Interesting Facts About Japanese Tattoos

On January 2, 2013, in Tattoo Facts, by Tristan G

What is the first thing that comes to your mind when someone mentions Japan – Ninja warriors, robots, geishas, kamikaze, magnificent culture, Samurai warriors, Scarlett Johansson or Bill Murray? For many people the first thing would be incredible Japanese tattoos.

The history of tattoo practice in Japan stretches back to ancient times and it is almost as old as Buddhism. Interesting fact about the beginnings of tattooing in Japan is that they were first used by members of upper stratum of society so to express their social status, which is completely opposed to established opinion that tattoos in Japan were connected with criminal organizations from their very beginning.

Irezumi Tattoo
One of the oldest tattoo designs in Japan is Irezumi which literally means “to put ink into the skin”. This technique was commonly used for marking the outlaws.

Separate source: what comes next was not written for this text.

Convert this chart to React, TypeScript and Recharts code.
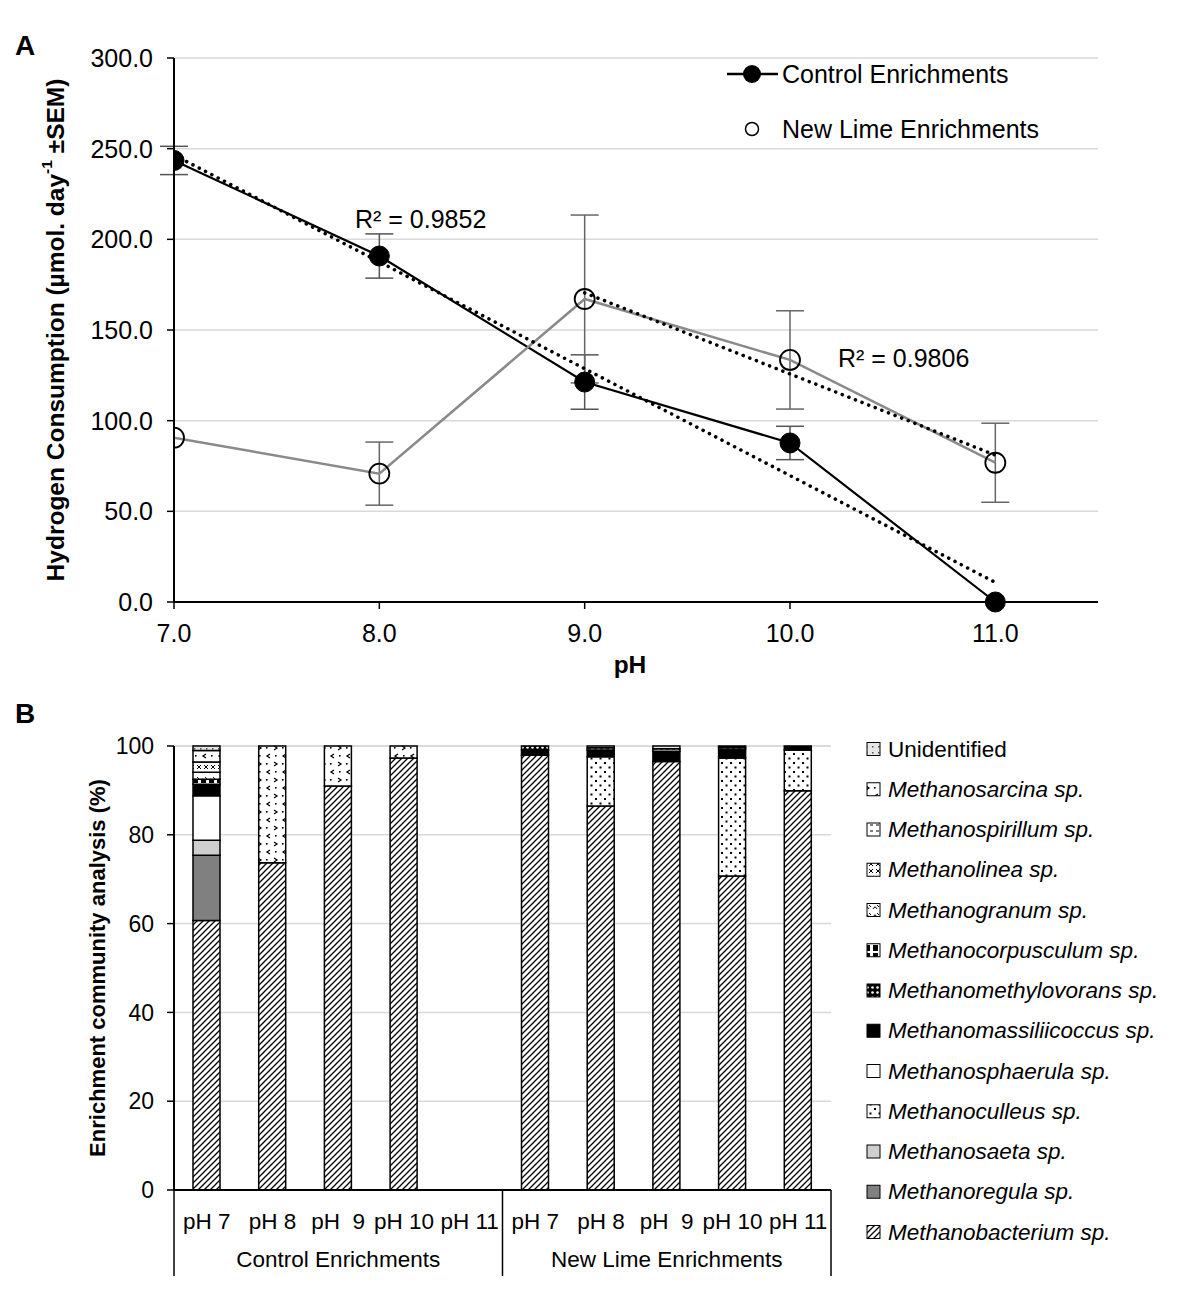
import { ComposedChart, Line, XAxis, YAxis, CartesianGrid, ErrorBar, BarChart, Bar } from 'recharts';

// Panel A: hydrogen consumption vs pH
const phValues = [7, 8, 9, 10, 11];
const controlH2 = [243.5, 190.8, 121.3, 87.7, 0];
const controlSem = [7.8, 12.2, 15.0, 9.2, 0];
const limeH2 = [90.6, 70.8, 167.1, 133.5, 76.8];
const limeSem = [0, 17.4, 46.3, 27.1, 21.8];
const controlTrendPh = [7, 11];
const controlTrend = [246.5, 10.8];
const limeTrendPh = [9, 11];
const limeTrend = [170.5, 81.0];
const yTicksA = [0, 50, 100, 150, 200, 250, 300];
const xTicksA = [7, 8, 9, 10, 11];

// Panel B: community composition (%)
const phLabelsB = ['pH 7', 'pH 8', 'pH  9', 'pH 10', 'pH 11', 'pH 7', 'pH 8', 'pH  9', 'pH 10', 'pH 11'];
const groupLabels = ['Control Enrichments', 'New Lime Enrichments'];
const yTicksB = [0, 20, 40, 60, 80, 100];

const methanobacterium = [60.7, 73.7, 91.0, 97.3, 0, 97.9, 86.5, 96.5, 70.7, 89.9];
const methanoregula = [14.7, 0, 0, 0, 0, 0, 0, 0, 0, 0];
const methanosaeta = [3.4, 0, 0, 0, 0, 0, 0, 0, 0, 0];
const methanoculleus = [0, 0, 0, 0, 0, 0, 11.1, 0, 26.6, 9.2];
const methanosphaerula = [10.0, 0, 0, 0, 0, 0, 0, 0, 0, 0];
const methanomassiliicoccus = [2.6, 0, 0, 0, 0, 1.2, 1.5, 2.3, 2.0, 0.9];
const methanomethylovorans = [0, 0, 0, 0, 0, 0.9, 0, 0, 0, 0];
const methanocorpusculum = [1.1, 0, 0, 0, 0, 0, 0, 0, 0, 0];
const methanogranum = [1.6, 0, 0, 0, 0, 0, 0, 0, 0, 0];
const methanolinea = [2.3, 0, 0, 0, 0, 0, 0, 0, 0, 0];
const methanospirillum = [0, 0, 0, 0, 0, 0, 0.5, 0.6, 0.4, 0];
const methanosarcina = [2.6, 26.3, 9.0, 2.7, 0, 0, 0, 0, 0, 0];
const unidentified = [1.0, 0, 0, 0, 0, 0, 0.4, 0.6, 0.3, 0];

// bottom of stack first
const species = [
  { key: 'bact', name: 'Methanobacterium sp.', values: methanobacterium },
  { key: 'regula', name: 'Methanoregula sp.', values: methanoregula },
  { key: 'saeta', name: 'Methanosaeta sp.', values: methanosaeta },
  { key: 'culleus', name: 'Methanoculleus sp.', values: methanoculleus },
  { key: 'sphaerula', name: 'Methanosphaerula sp.', values: methanosphaerula },
  { key: 'massil', name: 'Methanomassiliicoccus sp.', values: methanomassiliicoccus },
  { key: 'methylo', name: 'Methanomethylovorans sp.', values: methanomethylovorans },
  { key: 'corpus', name: 'Methanocorpusculum sp.', values: methanocorpusculum },
  { key: 'granum', name: 'Methanogranum sp.', values: methanogranum },
  { key: 'linea', name: 'Methanolinea sp.', values: methanolinea },
  { key: 'spiril', name: 'Methanospirillum sp.', values: methanospirillum },
  { key: 'sarcina', name: 'Methanosarcina sp.', values: methanosarcina },
  { key: 'unid', name: 'Unidentified', values: unidentified },
];

const dataA = phValues.map((ph, i) => ({
  ph,
  control: controlH2[i],
  controlErr: controlSem[i],
  lime: limeH2[i],
  limeErr: limeSem[i],
}));
const trendC = controlTrendPh.map((ph, i) => ({ ph, trend: controlTrend[i] }));
const trendL = limeTrendPh.map((ph, i) => ({ ph, trend: limeTrend[i] }));

const dataB = phLabelsB.map((label, i) => {
  const row: any = { id: i, label };
  species.forEach((s) => (row[s.key] = s.values[i]));
  return row;
});

const FONT = '"Liberation Sans", Arial, sans-serif';
const B_LEFT = 174;
const B_RIGHT = 831;
const BAND = (B_RIGHT - B_LEFT) / phLabelsB.length;

function Patterns() {
  return (
    <svg width={0} height={0} style={{ position: 'absolute' }}>
      <defs>
        <pattern id="bact" patternUnits="userSpaceOnUse" width={6} height={6}>
          <rect width={6} height={6} fill="#fff" />
          <path d="M-1,1 l2,-2 M0,6 l6,-6 M5,7 l2,-2" stroke="#000" strokeWidth={1.3} />
        </pattern>
        <pattern id="regula" patternUnits="userSpaceOnUse" width={4} height={4}>
          <rect width={4} height={4} fill="#808080" />
        </pattern>
        <pattern id="saeta" patternUnits="userSpaceOnUse" width={4} height={4}>
          <rect width={4} height={4} fill="#cfcfcf" />
        </pattern>
        <pattern id="culleus" patternUnits="userSpaceOnUse" width={9} height={9}>
          <rect width={9} height={9} fill="#fff" />
          <rect x={1} y={1} width={2} height={2} fill="#000" />
          <rect x={5.5} y={5.5} width={2} height={2} fill="#000" />
        </pattern>
        <pattern id="sphaerula" patternUnits="userSpaceOnUse" width={4} height={4}>
          <rect width={4} height={4} fill="#fff" />
        </pattern>
        <pattern id="massil" patternUnits="userSpaceOnUse" width={4} height={4}>
          <rect width={4} height={4} fill="#000" />
        </pattern>
        <pattern id="methylo" patternUnits="userSpaceOnUse" width={5} height={5}>
          <rect width={5} height={5} fill="#000" />
          <circle cx={2.5} cy={2.5} r={1.3} fill="#fff" />
        </pattern>
        <pattern id="corpus" patternUnits="userSpaceOnUse" width={8} height={8}>
          <rect width={8} height={8} fill="#fff" />
          <rect x={1} y={1} width={5} height={6} fill="#000" />
        </pattern>
        <pattern id="granum" patternUnits="userSpaceOnUse" width={8} height={8}>
          <rect width={8} height={8} fill="#fff" />
          <path d="M1,5 q2,-4 4,0 M5,1 l2,2" stroke="#000" strokeWidth={1} fill="none" />
        </pattern>
        <pattern id="linea" patternUnits="userSpaceOnUse" width={7} height={7}>
          <rect width={7} height={7} fill="#fff" />
          <path d="M1,1 l4,4 M5,1 l-4,4" stroke="#000" strokeWidth={1} />
        </pattern>
        <pattern id="spiril" patternUnits="userSpaceOnUse" width={6} height={6}>
          <rect width={6} height={6} fill="#fff" />
          <path d="M0,3 h3" stroke="#000" strokeWidth={1} />
        </pattern>
        <pattern id="sarcina" patternUnits="userSpaceOnUse" width={16} height={16}>
          <rect width={16} height={16} fill="#fff" />
          <path d="M2,2 l3,2 l-3,2 M14,10 l-3,2 l3,2" stroke="#000" strokeWidth={1.3} fill="none" />
          <rect x={10} y={3} width={1.6} height={1.6} fill="#000" />
          <rect x={3} y={11} width={1.6} height={1.6} fill="#000" />
        </pattern>
        <pattern id="unid" patternUnits="userSpaceOnUse" width={6} height={6}>
          <rect width={6} height={6} fill="#e6e6e6" />
          <rect x={2} y={2} width={1.5} height={1.5} fill="#555" />
        </pattern>
      </defs>
    </svg>
  );
}

function CategoryTick(props: any) {
  const { x, y, payload } = props;
  const i = payload?.index ?? props.index ?? 0;
  return (
    <g>
      <text
        x={x}
        y={y + 31}
        textAnchor="middle"
        dominantBaseline="central"
        fontSize={22.5}
        fontFamily={FONT}
        fill="#000"
        xmlSpace="preserve"
        style={{ whiteSpace: 'pre' }}
      >
        {phLabelsB[i]}
      </text>
      {i % 5 === 0 && (
        <line x1={x - BAND / 2} x2={x - BAND / 2} y1={y} y2={y + 86} stroke="#000" strokeWidth={1.5} />
      )}
      {i === phLabelsB.length - 1 && (
        <line x1={x + BAND / 2} x2={x + BAND / 2} y1={y} y2={y + 86} stroke="#000" strokeWidth={1.5} />
      )}
      {i % 5 === 2 && (
        <text x={x} y={y + 69} textAnchor="middle" dominantBaseline="central" fontSize={22.5} fontFamily={FONT} fill="#000">
          {groupLabels[Math.floor(i / 5)]}
        </text>
      )}
    </g>
  );
}

function Overlay() {
  const rowStep = 40.25;
  const legendB = [...species].reverse();
  return (
    <svg
      width={1183}
      height={1296}
      style={{ position: 'absolute', left: 0, top: 0, pointerEvents: 'none' }}
      fontFamily={FONT}
    >
      <text x={15} y={45} fontSize={28} fontWeight="bold" dominantBaseline="central">A</text>
      <text x={15} y={713} fontSize={28} fontWeight="bold" dominantBaseline="central">B</text>

      <text x={55} y={330} transform="rotate(-90 55 330)" textAnchor="middle" dominantBaseline="central" fontSize={24.5} fontWeight="bold">
        Hydrogen Consumption (µmol. day<tspan fontSize={15.5} dy={-9}>-1</tspan>
        <tspan dy={9}> ±SEM)</tspan>
      </text>
      <text x={630} y={664} textAnchor="middle" dominantBaseline="central" fontSize={24.5} fontWeight="bold">pH</text>

      <text x={355} y={219} dominantBaseline="central" fontSize={25}>R² = 0.9852</text>
      <text x={838} y={358} dominantBaseline="central" fontSize={25}>R² = 0.9806</text>

      <line x1={727} x2={778} y1={74} y2={74} stroke="#000" strokeWidth={2.5} />
      <circle cx={752} cy={74} r={9} fill="#000" />
      <text x={782} y={74} dominantBaseline="central" fontSize={25}>Control Enrichments</text>
      <circle cx={752} cy={129} r={6.5} fill="none" stroke="#000" strokeWidth={1.5} />
      <text x={782} y={129} dominantBaseline="central" fontSize={25}>New Lime Enrichments</text>

      <text x={97} y={968} transform="rotate(-90 97 968)" textAnchor="middle" dominantBaseline="central" fontSize={22} fontWeight="bold">
        Enrichment community analysis (%)
      </text>

      {legendB.map((s, r) => {
        const cy = 749 + r * rowStep;
        return (
          <g key={s.key}>
            <rect x={867} y={cy - 6.5} width={13} height={13} fill={`url(#${s.key})`} stroke="#000" strokeWidth={1} />
            <text x={888} y={cy} dominantBaseline="central" fontSize={22.5} fontStyle={s.key === 'unid' ? 'normal' : 'italic'}>
              {s.name}
            </text>
          </g>
        );
      })}
    </svg>
  );
}

export default function App() {
  return (
    <div style={{ position: 'absolute', left: 0, top: 0, width: 1183, height: 1296, background: '#fff', fontFamily: FONT }}>
      <Patterns />
      <div style={{ position: 'absolute', left: 0, top: 0 }}>
        <ComposedChart width={1183} height={680} data={dataA} margin={{ top: 58, right: 85, bottom: 38, left: 0 }}>
          <CartesianGrid vertical={false} stroke="#d9d9d9" strokeWidth={1.5} />
          <XAxis
            dataKey="ph"
            type="number"
            domain={[7, 11.5]}
            allowDataOverflow
            ticks={xTicksA}
            tickFormatter={(v: number) => v.toFixed(1)}
            height={40}
            tick={{ fontSize: 25, fill: '#000', fontFamily: FONT }}
            axisLine={{ stroke: '#000', strokeWidth: 2 }}
            tickLine={{ stroke: '#000', strokeWidth: 1.5 }}
            tickSize={7}
            tickMargin={15}
          />
          <YAxis
            type="number"
            domain={[0, 300]}
            ticks={yTicksA}
            tickFormatter={(v: number) => v.toFixed(1)}
            width={174}
            tick={{ fontSize: 25, fill: '#000', fontFamily: FONT }}
            axisLine={{ stroke: '#000', strokeWidth: 2 }}
            tickLine={{ stroke: '#000', strokeWidth: 1.5 }}
            tickSize={7}
            tickMargin={14}
          />
          <Line
            dataKey="control"
            type="linear"
            stroke="#000"
            strokeWidth={2.2}
            dot={{ r: 10, fill: '#000', stroke: '#000', strokeWidth: 1 }}
            activeDot={false}
            isAnimationActive={false}
          >
            <ErrorBar dataKey="controlErr" width={14} stroke="#555" strokeWidth={1.5} direction="y" />
          </Line>
          <Line
            dataKey="lime"
            type="linear"
            stroke="#8a8a8a"
            strokeWidth={2.5}
            dot={{ r: 10, fill: 'none', stroke: '#000', strokeWidth: 1.8 }}
            activeDot={false}
            isAnimationActive={false}
          >
            <ErrorBar dataKey="limeErr" width={14} stroke="#666" strokeWidth={1.5} direction="y" />
          </Line>
          <Line
            data={trendC}
            dataKey="trend"
            type="linear"
            stroke="#000"
            strokeWidth={3.5}
            strokeDasharray="0.1 7"
            strokeLinecap="round"
            dot={false}
            activeDot={false}
            isAnimationActive={false}
          />
          <Line
            data={trendL}
            dataKey="trend"
            type="linear"
            stroke="#000"
            strokeWidth={3.5}
            strokeDasharray="0.1 7"
            strokeLinecap="round"
            dot={false}
            activeDot={false}
            isAnimationActive={false}
          />
        </ComposedChart>
      </div>
      <div style={{ position: 'absolute', left: 0, top: 680 }}>
        <BarChart width={1183} height={616} data={dataB} margin={{ top: 66, right: 1183 - B_RIGHT, bottom: 6, left: 0 }}>
          <CartesianGrid vertical={false} stroke="#d9d9d9" strokeWidth={1.5} />
          <XAxis
            dataKey="id"
            type="category"
            interval={0}
            height={100}
            tick={<CategoryTick />}
            tickLine={false}
            tickSize={0}
            tickMargin={0}
            axisLine={{ stroke: '#000', strokeWidth: 2 }}
          />
          <YAxis
            type="number"
            domain={[0, 100]}
            ticks={yTicksB}
            width={B_LEFT}
            tick={{ fontSize: 23, fill: '#000', fontFamily: FONT }}
            axisLine={{ stroke: '#000', strokeWidth: 2 }}
            tickLine={{ stroke: '#000', strokeWidth: 1.5 }}
            tickSize={7}
            tickMargin={13}
          />
          {species.map((s) => (
            <Bar
              key={s.key}
              dataKey={s.key}
              name={s.name}
              stackId="a"
              fill={`url(#${s.key})`}
              stroke="#000"
              strokeWidth={1.5}
              barSize={27}
              isAnimationActive={false}
            />
          ))}
        </BarChart>
      </div>
      <Overlay />
    </div>
  );
}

Irezumi was inspired by wood carving and, according to studies, first tattoo artists started as woodblock artists. They simply replaced woodblocks with human bodies, but kept tools for carving the wood panels such as small chisels and gauges. The woodblock art is time consuming which also applies to tattooing using the same technique.

Even today, to finish the design using this old-school technique can take up to 10 years and is very expensive. Some of the Irezumi tattoo designs cost more than $30,000. So, if you are patient enough and you don’t mind visiting your tattoo artist every week over several years, if you can tolerate high level of pain and your budget is sufficient, Irezumi is perfect for you. This tattoo design is commonly connected to notorious Yakuza gangs, but many people don’t know that blue collar workers, firemen, and carpenters also wear this kind of tattoo.

In Japanese culture there are five ways for a geisha to avow her love and devotion to her client. One of them is tattooing the name of her client on her body. Other proofs are writing a love vow which is nice, cutting off hair which is weird, removing a nail from her finger – which is weirder, and cutting off little finger – which is the mother of all weirdness. There was also an extreme proof of mutual love – a double suicide, but come on, it’s so 18th century.

Kishobori – the vow or oath tattoo was interesting dot pattern tattoo design representing the places on body where lovers touched each other, but usually they tattooed a dot on the top of their hands to mark the spot where partner’s thumb was placed when holding hands. Maybe these tattoos look like moles, but they are very romantic.

The Japanese tattoo art is full of creatures from animal kingdom and mystical world. The most common is a dragon tattoo which symbolizes power, strong will and fearlessness. According to legends, the only way to pass the dragon on your path is to answer his riddles. That’s why the dragon tattoo is also a symbol for wisdom. A Phoenix tattoo represents immortality and triumph of life over death. In Asian religions Lotus flower has important place because lotus grows out of mud into a beautiful flower. Lotus tattoo symbolizes positive changes and individualism.